O discurso de valorização do mérito próprio
Em sua ótica, só teremos uma sociedade digna e pungente quando de fato a questão do mérito tiver a sua pertinência.
“Por que o discurso de que ‘só é pobre quem quer’ e de ‘como ir do X ao Y’ ganha tanta reprodução? Porque ele cai bem aos ouvidos de quase todo mundo”, diz Clóvis.
Aos que prosperaram, o filósofo aponta que lhes agrada acreditar que tudo que conquistou foi por atributos seus. Enquanto que para quem tem esperança em prosperar, também tem todos os motivos para querer acreditar que depende muito mais da sua vontade e competência do que de um milhão de variáveis que a rigor não podem ser controladas.
Assim, passamos a supervalorizar a parte da vida que está nas nossas mãos e passamos a ignorar a parte da vida que poderá soprar no sentido contrário ao nosso.

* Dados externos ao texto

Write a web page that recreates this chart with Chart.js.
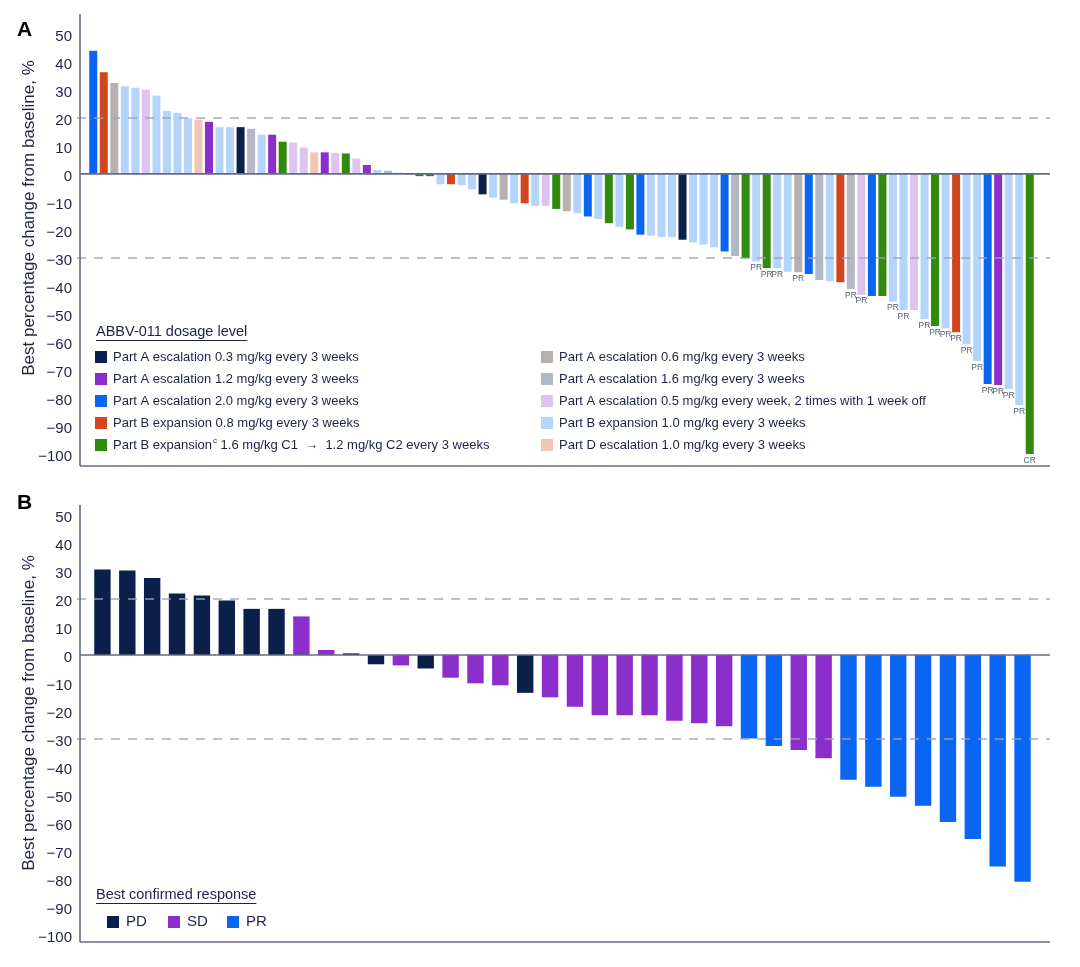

“Não cabe sobrecarregar com responsabilidade nas costas coisas que não dependem de nós, assim como não cabe eximir-se da responsabilidade de dar o máximo para fazer surgir os resultados pretendidos”, conclui Clóvis de Barros Filho.
Carreira de Clóvis de Barros Filho
Clóvis de Barros Filho é um jornalista, filósofo e professor livre-docente na área de Ética na Universidade de São Paulo (USP), mestre em Ciência Política pela Université Sorbonne Nouvelle de Paris e doutor em Ciências da Comunicação pela USP.
Sua trajetória, entretanto, não tinha um plano tão detalhadamente traçado quando começou. “Como você deve imaginar, nada do que foi acontecendo foi resultado de um projeto”, comenta. Por isso, começou estudando Direito na USP e Jornalismo na Faculdade Cásper Líbero. Apenas anos depois foi para uma graduação em Filosofia.
“O meu sonho era ser professor na USP, eu fui fazer mestrado e doutorado buscando isso, mas as oportunidades eram complicadas. Até que abriu a vaga do professor Bernardo Kucinski, que estava mudando para Brasília, e fui chamado provisoriamente para ‘tapar buraco’”, relembra Clóvis.
Ele conta que tudo ia dentro do previsto até que foi chamado para fazer uma palestra no antigo Banco Real e começou a chamar atenção dos canais e entrevistas, para dialogar.